Once the CRC value or signature of the incoming data is computed by the CRC instructions 120, the three-level table instructions 122 translates the CRC value into a physical page location or logical block address of the deduplication store by performing a three-level translation, also known as a three-level page table scheme or walk. When the CRC value is computed for a page, the computed CRC is used as the page offset into the data dedupe store thin provision virtual volume. The three-level table scheme is performed to translate the CRC value into a physical page location by the three-level table instructions 122, and the data is then stored at the appropriate location within the deduplication store based on the three-level page table scheme.

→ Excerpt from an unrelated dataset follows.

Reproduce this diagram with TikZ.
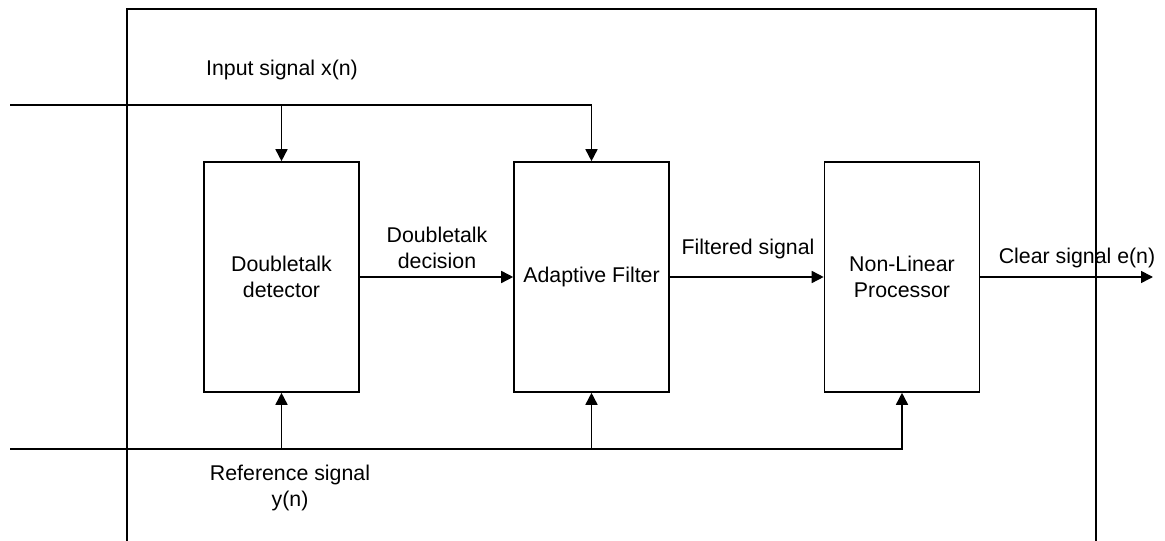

The garbage collection instructions 124 may initiate the garbage collection. The garbage collection may be initiated at a predetermined time, by a system administrator, or at another suitable time. The garbage collection process may also be initiated iteratively, as the physical pages may be continually changing and becoming unreferenced. Regardless of the time, however, the garbage collection process performed by the garbage collection instructions 124 may be performed while the data store 106 remains online. In particular, the virtual client volume or volumes visible to clients remain accessible to the clients during the garbage collection process, as does the deduplication store. The deduplication store is notified to track new additions to the deduplication store once the garbage collection process begins.
The garbage collection instructions 124 determine whether a physical page in the deduplication store is unreferenced based on an absence of direct references to the physical page by comparing the translated CRC value to a plurality of existing CRC values stored in the deduplication store. This may be further accomplished by the garbage collection instructions 124 scanning the client volumes to collect the CRC values, which act as identifiers, of the pages in the deduplication store that the clients are using. The collected CRC values are then sent to the deduplication store and may be merged with any new page identifiers created during the garbage collection process.
A physical page in the deduplication store is unreferenced when it is determined that an absence of direct references to the physical page in the deduplication store exists. These unreferenced pages may be released in the deduplication store. In examples, the computing system 100 may include instructions to release the unreferenced physical page in the deduplication store. This enables the unreferenced pages to be freed or released so that the physical pages may be used to write new data. However, a physical page in the deduplication store is not unreferenced when an absence of direct references to the physical page in the deduplication store does not exist. In this case, the physical page is not freed and the physical page remains unchanged.
In examples, the modules described herein may be a combination of hardware and programming instructions. The programming instructions may be processor executable instructions stored on a tangible memory resource such as a memory resource, and the hardware may include a processing resource for executing those instructions. Thus the memory resource can be said to store program instructions that when executed by the processing resource implement the modules described herein. Other modules may also be utilized as will be discussed further below in other examples. In different implementations, more, fewer, and/or other components, modules, instructions, and arrangements thereof may be used according to the teachings described herein. In addition, various components, modules, etc. described herein may be implemented as computer-executable instructions, hardware modules, special-purpose hardware (e.g., application specific hardware, application specific integrated circuits (ASICs), and the like, or some combination or combinations of these.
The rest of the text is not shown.